The Democratic National Committee announced Thursday the list of presidential candidates who will take the stage at the first primary debates, on June 26 and 27.
To accommodate the massive field of candidates, the debates will be spread over two nights, with 10 candidates taking the stage for each two-hour debate.

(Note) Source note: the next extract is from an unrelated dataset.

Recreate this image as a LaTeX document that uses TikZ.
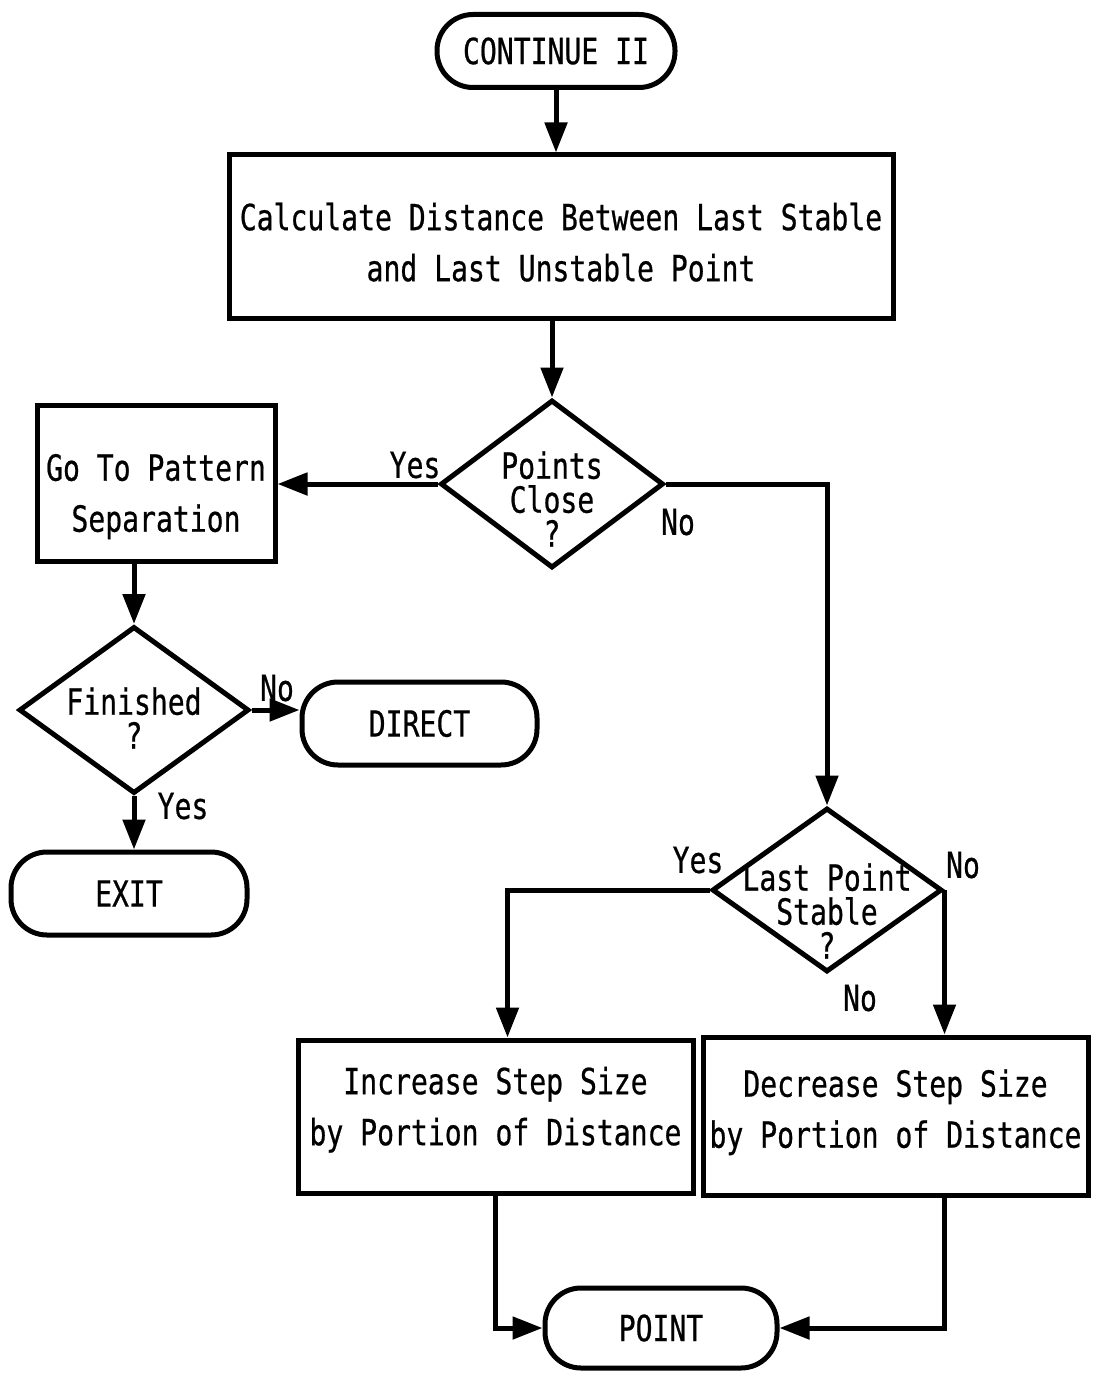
\documentclass[tikz,border=0pt]{standalone}
\usepackage{fontspec}
\setmonofont[FakeStretch=0.78,FakeBold=0.6]{DejaVu Sans Mono}
\usetikzlibrary{shapes.geometric,arrows.meta}

% two centred lines, moved up or down inside a box without changing its size
\newcommand{\boxlines}[3]{\raisebox{#1}[\height][\depth]{\begin{tabular}{@{}c@{}}#2\\#3\end{tabular}}}

\tikzset{
  base/.style={draw, line width=5pt, inner sep=0pt, align=center,
    font=\ttfamily\fontsize{36}{51}\selectfont},
  terminal/.style={base, rounded corners=36pt},
  procbox/.style={base, rectangle},
  decision/.style={base, diamond, aspect=1.35},
  dtext/.style={inner sep=0pt, align=center,
    font=\ttfamily\fontsize{36}{34}\selectfont},
  flow/.style={line width=5pt, -{Triangle[width=22pt,length=30pt]}},
  tag/.style={font=\ttfamily\fontsize{36}{40}\selectfont, inner sep=0pt}
}

\begin{document}
\begin{tikzpicture}[x=1pt,y=1pt]
  \useasboundingbox (0,0) rectangle (1097,-1375);
  \fill[white] (0,0) rectangle (1097,-1375);

  % nodes
  \node[terminal, minimum width=238pt, minimum height=73pt] (cont) at (556,-51) {CONTINUE II};
  \node[procbox, minimum width=664pt, minimum height=163pt] (calc) at (561,-236.5)
    {\boxlines{-9pt}{Calculate Distance Between Last Stable}{and Last Unstable Point}};
  \node[decision, minimum width=223pt, minimum height=168pt,
    label={[dtext, yshift=-15pt]center:{Points\\Close\\?}}] (close) at (552,-484) {};
  \node[procbox, minimum width=238pt, minimum height=156pt] (goto) at (156,-483)
    {\boxlines{-13pt}{Go To Pattern}{Separation}};
  \node[decision, minimum width=230pt, minimum height=167pt,
    label={[dtext, yshift=-8pt]center:{Finished\\?}}] (fin) at (134,-710) {};
  \node[terminal, minimum width=235pt, minimum height=83pt] (direct) at (419.5,-723.5) {DIRECT};
  \node[terminal, minimum width=236pt, minimum height=83pt] (exit) at (129,-893.5) {EXIT};
  \node[decision, minimum width=230pt, minimum height=164pt,
    label={[dtext, yshift=-21pt]center:{Last Point\\Stable\\?}}] (last) at (827,-890) {};
  \node[procbox, minimum width=395pt, minimum height=153pt] (inc) at (495.5,-1116.5)
    {\boxlines{7pt}{Increase Step Size}{by Portion of Distance}};
  \node[procbox, minimum width=385pt, minimum height=158pt] (dec) at (895.5,-1116)
    {\boxlines{4pt}{Decrease Step Size}{by Portion of Distance}};
  \node[terminal, minimum width=232pt, minimum height=80pt] (point) at (661,-1328) {POINT};

  % branch points
  \coordinate (incin) at ([xshift=12pt]inc.north);
  \coordinate (decout) at (dec.south -| last.east);

  % connectors
  \draw[flow] (cont.south) -- (cont.south |- calc.north);
  \draw[flow] (close.north |- calc.south) -- (close.north);
  \draw[flow] (close.west) -- (close.west -| goto.east);
  \draw[flow] (close.east) -| (last.north);
  \draw[flow] (fin.north |- goto.south) -- (fin.north);
  \draw[flow] (fin.east) -- (fin.east -| direct.west);
  \draw[flow] (fin.south) -- (fin.south |- exit.north);
  \draw[flow] (last.west) -| (incin);
  \draw[flow] (last.east) -- (last.east |- dec.north);
  \draw[flow] (inc.south) |- (point.west);
  \draw[flow] (decout) |- (point.east);

  % branch labels
  \node[tag] (l1) at (415,-465) {Yes};
  \node[tag] (l2) at (678,-522) {No};
  \node[tag] (l3) at (277,-688) {No};
  \node[tag] (l4) at (183,-806) {Yes};
  \node[tag] (l5) at (698,-860) {Yes};
  \node[tag] (l6) at (963,-865) {No};
  \node[tag] (l7) at (860,-998) {No};
\end{tikzpicture}
\end{document}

Here are the candidates who the DNC said have made the cut, in alphabetical order:
- Colorado Sen. Michael Bennet
- Former Vice President Joe Biden*
- New Jersey Sen. Cory Booker*
- South Bend, Ind., Mayor Pete Buttigieg*
- Former HUD Secretary Julián Castro*
- New York City Mayor Bill de Blasio
- Former Maryland Rep. John Delaney
- Hawaii Rep. Tulsi Gabbard*
- New York Sen. Kirsten Gillibrand*
- California Sen. Kamala Harris*
- Former Colorado Gov. John Hickenlooper
- Washington Gov. Jay Inslee*
- Minnesota Sen. Amy Klobuchar*
- Former Texas Rep. Beto O’Rourke*
- Ohio Rep. Tim Ryan
- Vermont Sen. Bernie Sanders*
- California Rep. Eric Swalwell
- Massachusetts Sen. Elizabeth Warren*
- Writer and spiritual guru Marianne Williamson*
- Entrepreneur Andrew Yang*
In order to qualify, all candidates had to hit either a fundraising or a polling threshold. For fundraising, candidates had to have at least 65,000 donors and at least 200 donors in each of 20 states. For polling, candidates had to garner at least 1% support in at least three national or early-state polls.
Candidates marked with an asterisk (*) above met both thresholds according to the DNC.

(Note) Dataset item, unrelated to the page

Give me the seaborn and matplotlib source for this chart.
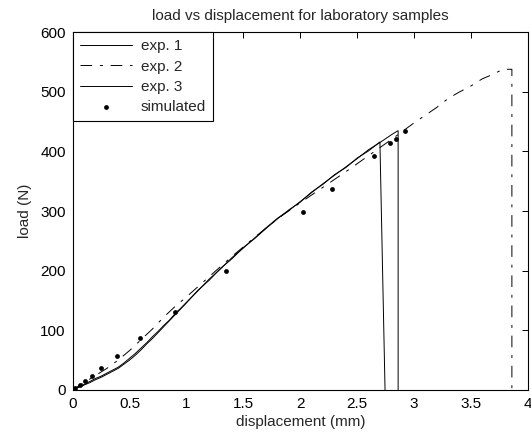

On Friday, the DNC is set to announce which 10 candidates will take the stage on each night of the debates on June 26 and 27.
Of the 23 major candidates in the race, three did not make the first debate: Montana Gov. Steve Bullock; Miramar, Fla., Mayor Wayne Messam; and Massachusetts Rep. Seth Moulton.

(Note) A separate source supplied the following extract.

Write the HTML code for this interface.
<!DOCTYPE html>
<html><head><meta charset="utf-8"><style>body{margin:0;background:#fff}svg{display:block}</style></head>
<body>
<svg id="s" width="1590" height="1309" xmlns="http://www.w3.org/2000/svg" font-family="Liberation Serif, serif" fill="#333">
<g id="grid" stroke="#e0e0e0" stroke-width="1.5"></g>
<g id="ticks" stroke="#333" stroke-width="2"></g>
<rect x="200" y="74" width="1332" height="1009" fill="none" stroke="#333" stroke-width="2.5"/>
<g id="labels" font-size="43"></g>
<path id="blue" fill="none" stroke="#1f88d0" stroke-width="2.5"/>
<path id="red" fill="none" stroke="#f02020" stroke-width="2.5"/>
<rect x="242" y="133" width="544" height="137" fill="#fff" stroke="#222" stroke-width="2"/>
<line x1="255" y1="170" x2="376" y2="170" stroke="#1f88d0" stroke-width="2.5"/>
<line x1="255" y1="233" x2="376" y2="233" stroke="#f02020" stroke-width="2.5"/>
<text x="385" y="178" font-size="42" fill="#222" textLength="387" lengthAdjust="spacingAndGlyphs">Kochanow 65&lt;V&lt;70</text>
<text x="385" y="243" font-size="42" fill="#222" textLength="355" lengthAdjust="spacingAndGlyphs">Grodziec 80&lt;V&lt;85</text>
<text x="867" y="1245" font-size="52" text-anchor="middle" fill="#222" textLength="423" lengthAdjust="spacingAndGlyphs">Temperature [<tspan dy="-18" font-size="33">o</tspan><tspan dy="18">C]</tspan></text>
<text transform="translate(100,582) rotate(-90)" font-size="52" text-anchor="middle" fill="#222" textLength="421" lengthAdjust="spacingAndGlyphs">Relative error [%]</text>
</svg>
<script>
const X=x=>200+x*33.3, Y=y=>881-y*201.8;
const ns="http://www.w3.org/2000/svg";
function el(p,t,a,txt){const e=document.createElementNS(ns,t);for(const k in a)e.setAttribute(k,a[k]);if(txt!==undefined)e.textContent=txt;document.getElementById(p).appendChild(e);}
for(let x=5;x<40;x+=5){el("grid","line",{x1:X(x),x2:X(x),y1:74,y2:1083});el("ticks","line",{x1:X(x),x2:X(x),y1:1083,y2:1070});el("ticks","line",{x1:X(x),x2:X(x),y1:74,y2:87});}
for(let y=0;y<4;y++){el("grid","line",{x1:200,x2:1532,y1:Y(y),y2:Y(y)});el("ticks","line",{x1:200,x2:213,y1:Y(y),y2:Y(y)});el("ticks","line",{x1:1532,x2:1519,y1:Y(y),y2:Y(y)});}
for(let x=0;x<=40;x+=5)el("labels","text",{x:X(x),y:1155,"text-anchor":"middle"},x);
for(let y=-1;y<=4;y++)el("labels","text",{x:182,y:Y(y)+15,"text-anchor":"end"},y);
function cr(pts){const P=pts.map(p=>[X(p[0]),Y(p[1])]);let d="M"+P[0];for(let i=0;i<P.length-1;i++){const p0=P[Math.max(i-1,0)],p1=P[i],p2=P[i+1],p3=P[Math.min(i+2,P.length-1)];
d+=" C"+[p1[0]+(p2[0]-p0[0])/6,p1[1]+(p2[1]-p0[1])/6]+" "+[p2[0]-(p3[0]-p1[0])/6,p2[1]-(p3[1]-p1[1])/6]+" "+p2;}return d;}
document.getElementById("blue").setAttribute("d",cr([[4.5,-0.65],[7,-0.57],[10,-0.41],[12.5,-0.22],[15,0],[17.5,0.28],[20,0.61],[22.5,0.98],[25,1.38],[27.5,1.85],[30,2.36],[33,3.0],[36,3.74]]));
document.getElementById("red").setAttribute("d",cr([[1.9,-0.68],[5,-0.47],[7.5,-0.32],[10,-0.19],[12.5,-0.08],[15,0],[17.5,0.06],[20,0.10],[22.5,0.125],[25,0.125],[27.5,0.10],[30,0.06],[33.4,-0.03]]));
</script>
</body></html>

Not all of the candidates agree with the DNC’s assessment. On Thursday morning, Bullock’s campaign sent a letter to the DNC making the case that he should be in the debate.
At issue is one ABC News/Washington Post poll from February, which had Bullock registering 1% support. Bullock’s camp lists this among his qualifying poll results. And indeed, in its initial qualifying criteria, the DNC listed both ABC and Washington Post polls as qualifying polls.
The DNC recently told Politico that it would not count that poll because it asked voters whom they would support in the primary in an open-ended fashion, rather than having them pick from a list.
Bullock waited to enter the race until the Montana legislature was out of session, which also gave him less time to try to amass 65,000 donors.